The unwritten Constitution which gave Bashorun (prime minster) a final say on the nomination of the new Alaafin and the control of the kingmakers was so great that the Bashorun ’s power rivaled that of the Alaafin himself. This of course was an open opportunity for
Bashorun Gaa to have absolute control of the political machinery of old Oyo kingdom of his time in his palms.
Power drunk, Bashorun Gaa became a classical tyrant during the Yoruba pre-colonial era breaking the support he had among the people against tyrant kings. The one who fights the tyrants became a feared tyrant himself.
Bashorun Gaa, unconstitutionally hijacked all the political power and machinery of Oyo kingdom. All the homage, respects and the material benefits meant for the kings were diverted to his personality. This was a great crime against the royal political system and great assault to the gods of the land and the past ancestors.
He was also said to have been a crime instigator. He was fond of aiding, abetting and covering the crimes committed by the people of his household. The history recorded the serial killings committed by his sons and head slave. The criminals were protected by him and even punished those who reported the crime.
The Bashorun ordered the massacre of the family members of one of his wives who was alleged to have attempted to poison him. He was however poisoned by the last Alaafin he killed, Alaafin Majeogbe. The poison left him weak, paralyzed and vulnerable.
Bashorun Gaa’s end was believed to have came during the reign of Alaafin Abiodun who ruled from 1774–1789.
As much as I want to believe Alaafin Abiodun’s plot against Bashorun Gaa was so he could have a peaceful and tyrant free reign, I think a more solid reason is because Gaa murdered his only daughter, Agbonyin.
While a version of the story states that Bashorun Gaa killed the girl for a ritual, another version states that Gaa needed a deer and when he couldn’t get any, he ordered his men to kill Alaafin Abiodun’s daughter, Agbonyin (who was forcefully married to him) because she had a similar name.
The furious and heartbroken Alaafin Abiodun met clandestinely with the Onikoyi and the then Are-Ona-Kakanfo, Oyabi from Ajaseland, on how to send Gaa to his grave and Alaafin Abiodun and his co-plotters succeeded in extinguishing the fear Bashorun Gaa had instilled in the people of Oyo-Ile.
In 1774, hundreds of angry people of Oyo-Ile were said to have stormed Gaa’s compound and killed all members of his household. Only his eldest son, Ojo Agubambaru had survived the attack and fled to a faraway land called Bariba in this version of the story.
Another version stated that his children fled Oyo for places like Egbado (Yewa), Badagry, Cotonou in Dahomey, all main locations where their father had contacts and that Ojo Agubambaru later came back to Oyo Ile to take the throne but was betrayed.
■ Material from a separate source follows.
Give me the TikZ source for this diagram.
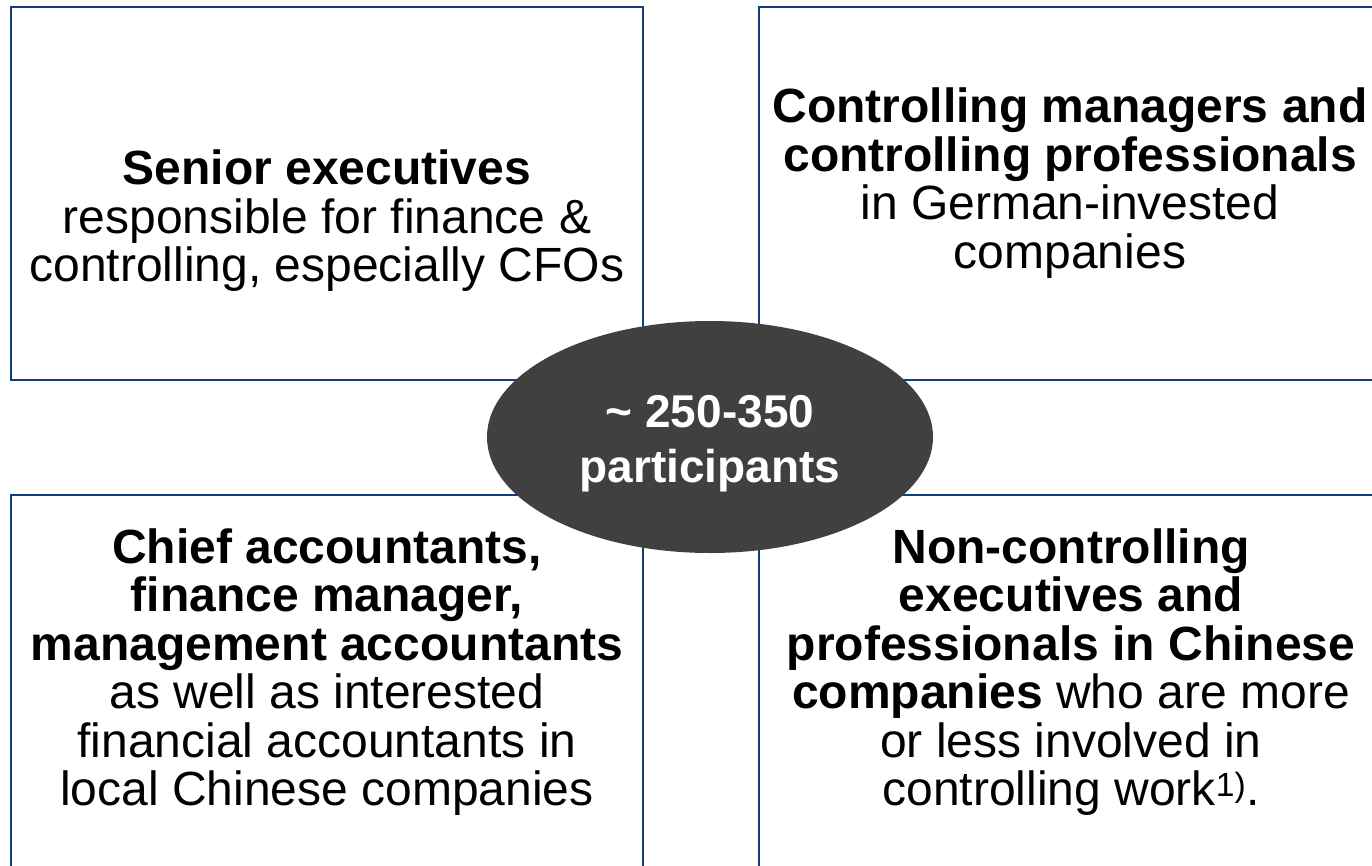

Bashorun Gaa himself was dragged out and tied tied to a stake at Akesan market and Alaafin Abiodun ordered that every citizen cut a pound of flesh from his body and drop it in a huge fire in front of him.
He was made to smell the odour of his own flesh, his nose was not allowed to be cut and flesh from the left part of his chest was excluded too (to prevent him from dying quickly).
The remains of his body were later burnt in fire to prevent his re-incarnation.
The public execution of this man eventually brought up a popular saying in Yoruba land to warn those in power and the rulers who are tyrants. The saying goes thus: “Bi o laya ko seka, sugbon bi o ba ranti iku Gaa ki o so oto”. This is translated as — “If you are brave, venture into wickedness, but if you remembered Gaa’s death, adhere to the truth”.
It must be noted that the death of the all-powerful Bashorun Gaa affected the Old Oyo Empire in some ways.
Firstly, it decreased the military and political strength of the Empire; this was due to the destabilization of the Oyomesi after Gaa’s death; the Oyomesi were supposed to act as a check to the Alaafin but instead became his puppet, and left him with absolute authority to rule the Empire.
Secondly, the political unrest the old Oyo Empire witnessed after Gaa’s death made some kingdoms under her auspices (like Dahomey) declare their independence.
All these were undoubtedly among the factors that led to the subsequent fall of the old Oyo Empire in 1836/1837
Bashorun Gaa’s end was believed to have came during the reign of Alaafin Abiodun who ruled from 1774–1789).